Don’t set a route just to cover as much distance as you can. Set a destination according to your abilities, adapt to your level of experience, and the most important one: enjoy!
Pick a suitable bicycle
Pick a bike that suits the needs of your trip. Obviously, you should not pick a race bike for riding off-road in the mountains. Especially for the real adventurers among us who want to take their bike for a few weeks or months, keep in mind that your bike is suitable to carry (lightweight) saddlebags.
It doesn’t matter what your destination will be, there are a few essential bike accessories, to start with lights and reflectors. Look up bike lights and reflectors and you will see there are countless ways to illuminate your bike. Whichever option you go with - from LED rear lights to pedal lights to tire spoke reflectors – make sure you’re in line with the local bike laws.
The more weight you carry, the more you have to drag along the way. Travel light and get rid of all the items you don’t need. If you are traveling with multiple saddlebags, try balancing with less weight on the front and heavier bags on the rear end.
Even if cycling without a helmet is legal in your country, it is your responsibility to protect your head. The most experienced riders wipe out from time to time. Not to mention you can’t control the choices made by pedestrians, motorists, animals, or other cyclists you encounter during the ride. When selecting a helmet, make sure you select a helmet to your head size which will protect you against head and brain injuries.
You put a lot of money into your bike. No matter what kind of bike you have, a bike lock is a must-have bike accessory. Unfortunately, you can’t completely prevent bike theft. However, you can reduce the chance of your bike being stolen. What type of lock you choose, depends on how concerned you are about bicycle theft and the weight you want to carry with you along the ride. Cable locks are convenient but are only advisable for low-crime areas. For a tougher steal, try chain locks or U-locks. Pro tip: position your wheel in a way that your valve is close to your lock. In this way, it’s difficult for a thief to steal your bike without damaging your wheel.

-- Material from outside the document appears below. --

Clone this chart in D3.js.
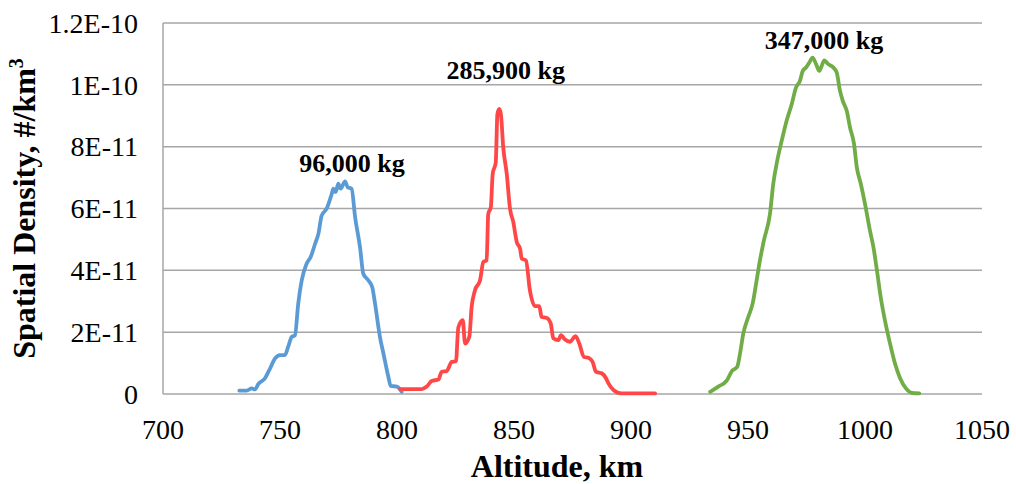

Smartphones are essential for a long bike ride. You can track your performance and navigate on long trips. Buy a smartphone bike mount to prevent unnecessary stops or unsafe driving actions.
The choice of what clothes to take with you is strongly dependent on the weather and climate you’re going to cycle. Don’t invest too much money in clothing if you plan to ride and camp mostly at temperatures above 0℃ (32℉). Most of the time, using ordinary sports clothes and maybe one or two bike jerseys will be just fine. Bike (over)shoes, sunglasses, and gloves are essentials for every trip.
Learn the basics about mechanics
You don’t need to be an expert, but at least know the basics, such as how to patch a flat tire or how to fix your bike chain. Try to do daily maintenance to reduce the possibility of breakdowns. A small bike kit tool may come in handy during the trip.
With these tips to prepare a bike trip you will be ready to take the road and live one of the most exciting experiences of your live.